One of the most important developments in GIS in the past decade has been the ability to create Internet Map Services—also known simply as map services. Map services allow users to consume or pull in data to their GIS software without actually having to download it thereby saving download time and storage space. Map services have been some of the most heavily used features on PASDA and support multiple types of web based GIS applications.

In addition to downloading data and creating map services, many GIS clearinghouses also have created web based GIS applications. The applications available through PASDA include the Pennsylvania Atlas—a data visualization and download app, the Pennsylvania Imagery Navigator—a data visualization, search and retrieval app for imagery and LIDAR, and the Pennsylvania Mine Map Atlas.

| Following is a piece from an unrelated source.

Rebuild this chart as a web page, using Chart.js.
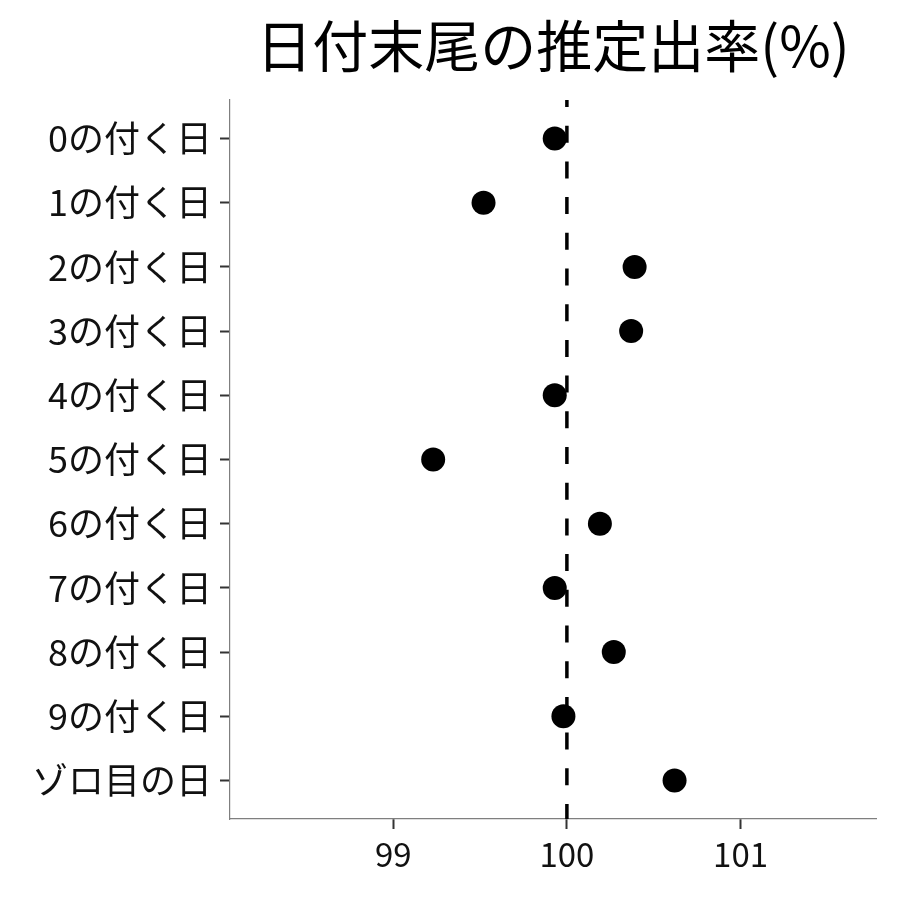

The Pennsylvania Mine Map Atlas is a joint project of PASDA and the Pennsylvania Department of Environmental Protection. This Mine Map Atlas provides access to thousands of scanned, georeferenced underground mine maps in the Commonwealth of Pennsylvania. It allows users to view their homes and see if any mines are beneath those homes. The purpose of this effort is to identify houses and other structures at risk of mine subsidence, ground movement caused by the collapse of old, abandoned mines. The final number of mine maps that will be provided through this application is expected to near 100,000 individual maps.

==Related Initiatives & Users==
PASDA has participated in numerous national and international level initiatives since its beginnings in 1996.

PASDA was an original member of the ESRI Geography Network and ESRI's ArcGIS.com. In addition, PASDA metadata is harvested by multiple data portals including Geospatial One Stop, Data.gov, and the National Biological Information Infrastructure.

PASDA is an open data portal—meaning that is provides open, free, unrestricted access to data in multiple formats. PASDA provides data storage, data access and retrieval, and metadata services free of charge to its data providers because access to data drives economic development, conservation efforts, and collaboration. The data made available through PASDA is provided by data partners to encourage the widespread sharing of geospatial data, eliminate the creation of redundant data sets, and to further build an inventory (through the development and hosting of metadata) of available data relevant to the Commonwealth.

The PASDA user base is extensive. Users come from a broad spectrum of organizations and backgrounds, from teachers and citizens to businesses and government agencies—PASDA provides free access to data, applications, and customization tools to meet the needs of every user. PASDA saw a dramatic increase of use in almost every sector driven in part by factors such as Marcellus Shale exploration, environmental conservation, economic development initiatives, expanded use of geospatial data in universities, non profits, and the private sector, and the increased interest from average citizens who are able to access geospatial information via PASDA’s data previewer and KML files without the need for specialized GIS software.

The use of PASDA has continually increased over its history. In the past year, almost 2 million files were downloaded from the PASDA FTP site; while usage on the entire site topped 71 million hits, over 28 million page views, and over 1 million unique visitors. The PASDA web servers, which provide access to Internet Map Services and PASDA applications like the Imagery Navigator and PA Atlas supported over 57 million map views. The statistics this year demonstrate more than any other that there is a wide range of data that is of great interest to the user community. Data (and map services created from data) from partners at the PA Department of Environmental Protection, PennDOT, PA Fish and Boat Commission, PA Department of Conservation and Natural Resources, Allegheny County, the DCNR PAMAP Program, and the Delaware Valley Regional Planning Commission received phenomenal use—with map service views and data downloads in the millions or hundreds of thousands.
In addition, PASDA has created highly significant applications and services that dramatically increase the value of the data available. The Imagery Navigator supported almost 6.3 million views and the Aerial Photo Cache supported almost 22.4 million views.